Era um vento quinhentista zunindo forte e perpassava os séculos para vir bater
no meu buço vaginal.
Quando consegui parar de gritar, lembro apenas que o
mestre Calixto se esforçava pra me segurar. Eu o empurrei com uma força que
desconhecia em mim, fazendo com que ele batesse a cabeça na lousa e desmaiasse.
Só aí então pude perceber que eu tinha passado por uma espécie de devaneio
absurdo. E, ao voltar à realidade, o que vi foi assustador: não era só eu que
tinha passado por aquele delírio. Todos os meus colegas também estavam de pé,
nus e exclamando palavras incompreensíveis. O mestre Calixto, desacordado ao
redor da lousa, era arrastado pelas pernas e devorado antropofagicamente; os
seus olhos foram arrancados e disputados como alimento; as orelhas, uma era
raivosamente triturada por alguém, a outra, fora arremessada longe pra por fim
à disputa; e o seu nariz, pobre mestre, fora esmagado pelos dentes dos
indivíduos civilizados, transformados de repente em canibais. Pude
ouvir aí, sem exageros, o tilintar da cartilagem em atrito com os dentes dos
ferozes. Após a cabeça desaparecer devido àquela horrenda e furiosa deglutição,
abriram a barriga do mestre com um estilete e suas vísceras passaram a ser
sugadas terrivelmente. O que sobrou do corpo – apenas um amontoado de pele –
guardava marcas de mordidas, arranhões e hematomas. Finalmente, ao ficar reduzido numa coisa
semelhante a uma massa pastosa esquisita, Calixto foi colocado em cima da
escrivaninha e rodeado por todos como num ritual autóctone.
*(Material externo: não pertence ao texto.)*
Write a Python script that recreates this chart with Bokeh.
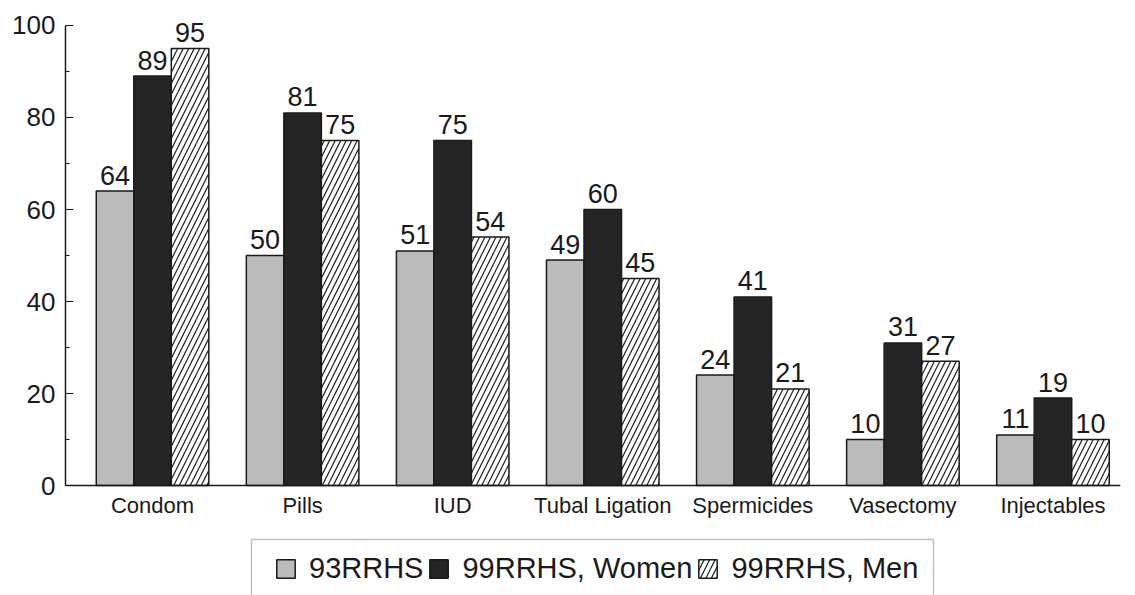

Tudo foi tão rápido
como a velocidade de um relâmpago. Ao término, ninguém sabia o que tinha se
passado. Todos ensanguentados choravam horrorizados o desaparecimento do mestre
Calixto.
Ao contar essa história pra Rosalina, temo que ela pense
esse fato como uma mera invenção da minha memória caduca. Mas, como minha mãe
dizia, “a verdade existe antes de ser duvidada”. Então, se Rosalina quiser
acreditar nesse horrendo fato, que acredite! Se não quiser, ficarei contente
com que ela encare tudo como uma maravilhosa fábula.